#### SUPPLIED RECORDS
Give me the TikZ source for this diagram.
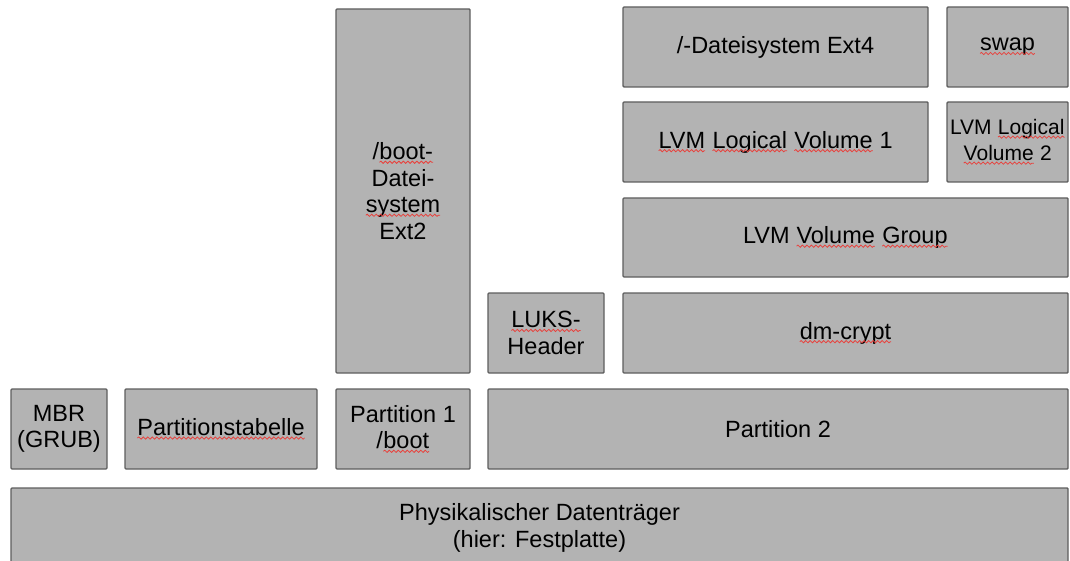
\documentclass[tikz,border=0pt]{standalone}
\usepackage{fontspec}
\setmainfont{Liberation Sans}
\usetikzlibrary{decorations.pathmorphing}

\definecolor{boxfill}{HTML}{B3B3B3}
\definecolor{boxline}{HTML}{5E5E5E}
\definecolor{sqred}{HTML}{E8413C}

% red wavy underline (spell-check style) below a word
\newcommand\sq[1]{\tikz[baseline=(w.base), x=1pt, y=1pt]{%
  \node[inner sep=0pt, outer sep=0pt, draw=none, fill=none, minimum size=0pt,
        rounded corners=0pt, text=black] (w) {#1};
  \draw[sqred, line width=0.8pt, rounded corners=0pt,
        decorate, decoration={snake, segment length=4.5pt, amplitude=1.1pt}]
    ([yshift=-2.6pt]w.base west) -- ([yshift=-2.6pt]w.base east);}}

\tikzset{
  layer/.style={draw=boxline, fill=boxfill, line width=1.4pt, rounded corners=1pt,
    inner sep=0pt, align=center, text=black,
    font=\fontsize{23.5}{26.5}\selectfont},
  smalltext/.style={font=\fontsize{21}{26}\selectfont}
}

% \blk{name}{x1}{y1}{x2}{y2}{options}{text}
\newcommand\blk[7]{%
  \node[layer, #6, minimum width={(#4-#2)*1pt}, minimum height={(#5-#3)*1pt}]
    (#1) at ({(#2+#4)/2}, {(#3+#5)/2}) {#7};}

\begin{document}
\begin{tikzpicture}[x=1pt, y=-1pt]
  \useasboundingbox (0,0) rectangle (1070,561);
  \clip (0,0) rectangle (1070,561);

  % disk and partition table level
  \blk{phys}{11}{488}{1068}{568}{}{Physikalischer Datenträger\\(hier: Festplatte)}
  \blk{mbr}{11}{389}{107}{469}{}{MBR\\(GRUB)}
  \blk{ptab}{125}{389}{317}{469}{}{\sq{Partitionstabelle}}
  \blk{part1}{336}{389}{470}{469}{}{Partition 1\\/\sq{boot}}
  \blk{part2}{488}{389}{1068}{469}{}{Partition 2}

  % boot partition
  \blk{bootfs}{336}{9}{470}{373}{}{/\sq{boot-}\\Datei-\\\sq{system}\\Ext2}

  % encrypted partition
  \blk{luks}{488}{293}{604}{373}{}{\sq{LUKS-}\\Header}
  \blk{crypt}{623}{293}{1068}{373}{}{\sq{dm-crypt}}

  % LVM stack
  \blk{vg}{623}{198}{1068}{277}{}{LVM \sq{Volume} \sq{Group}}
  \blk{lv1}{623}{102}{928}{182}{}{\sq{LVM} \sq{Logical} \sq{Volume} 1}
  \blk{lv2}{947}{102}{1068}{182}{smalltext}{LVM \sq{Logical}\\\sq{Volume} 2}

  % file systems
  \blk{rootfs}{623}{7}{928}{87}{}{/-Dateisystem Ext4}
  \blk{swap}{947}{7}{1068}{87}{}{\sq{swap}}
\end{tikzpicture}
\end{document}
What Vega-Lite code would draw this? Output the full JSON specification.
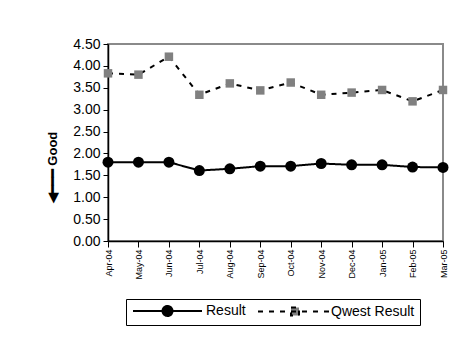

#### GOAL
Your job is to transcribe the entries above exactly; skip the pictures.

#### SOLUTION BELOW
Give me the TikZ source for this diagram.
\documentclass[tikz,border=0pt]{standalone}
\usepackage{fontspec}
\setmainfont{Liberation Sans}
\usetikzlibrary{decorations.pathmorphing}

\definecolor{boxfill}{HTML}{B3B3B3}
\definecolor{boxline}{HTML}{5E5E5E}
\definecolor{sqred}{HTML}{E8413C}

% red wavy underline (spell-check style) below a word
\newcommand\sq[1]{\tikz[baseline=(w.base), x=1pt, y=1pt]{%
  \node[inner sep=0pt, outer sep=0pt, draw=none, fill=none, minimum size=0pt,
        rounded corners=0pt, text=black] (w) {#1};
  \draw[sqred, line width=0.8pt, rounded corners=0pt,
        decorate, decoration={snake, segment length=4.5pt, amplitude=1.1pt}]
    ([yshift=-2.6pt]w.base west) -- ([yshift=-2.6pt]w.base east);}}

\tikzset{
  layer/.style={draw=boxline, fill=boxfill, line width=1.4pt, rounded corners=1pt,
    inner sep=0pt, align=center, text=black,
    font=\fontsize{23.5}{26.5}\selectfont},
  smalltext/.style={font=\fontsize{21}{26}\selectfont}
}

% \blk{name}{x1}{y1}{x2}{y2}{options}{text}
\newcommand\blk[7]{%
  \node[layer, #6, minimum width={(#4-#2)*1pt}, minimum height={(#5-#3)*1pt}]
    (#1) at ({(#2+#4)/2}, {(#3+#5)/2}) {#7};}

\begin{document}
\begin{tikzpicture}[x=1pt, y=-1pt]
  \useasboundingbox (0,0) rectangle (1070,561);
  \clip (0,0) rectangle (1070,561);

  % disk and partition table level
  \blk{phys}{11}{488}{1068}{568}{}{Physikalischer Datenträger\\(hier: Festplatte)}
  \blk{mbr}{11}{389}{107}{469}{}{MBR\\(GRUB)}
  \blk{ptab}{125}{389}{317}{469}{}{\sq{Partitionstabelle}}
  \blk{part1}{336}{389}{470}{469}{}{Partition 1\\/\sq{boot}}
  \blk{part2}{488}{389}{1068}{469}{}{Partition 2}

  % boot partition
  \blk{bootfs}{336}{9}{470}{373}{}{/\sq{boot-}\\Datei-\\\sq{system}\\Ext2}

  % encrypted partition
  \blk{luks}{488}{293}{604}{373}{}{\sq{LUKS-}\\Header}
  \blk{crypt}{623}{293}{1068}{373}{}{\sq{dm-crypt}}

  % LVM stack
  \blk{vg}{623}{198}{1068}{277}{}{LVM \sq{Volume} \sq{Group}}
  \blk{lv1}{623}{102}{928}{182}{}{\sq{LVM} \sq{Logical} \sq{Volume} 1}
  \blk{lv2}{947}{102}{1068}{182}{smalltext}{LVM \sq{Logical}\\\sq{Volume} 2}

  % file systems
  \blk{rootfs}{623}{7}{928}{87}{}{/-Dateisystem Ext4}
  \blk{swap}{947}{7}{1068}{87}{}{\sq{swap}}
\end{tikzpicture}
\end{document}
What Vega-Lite code would draw this? Output the full JSON specification.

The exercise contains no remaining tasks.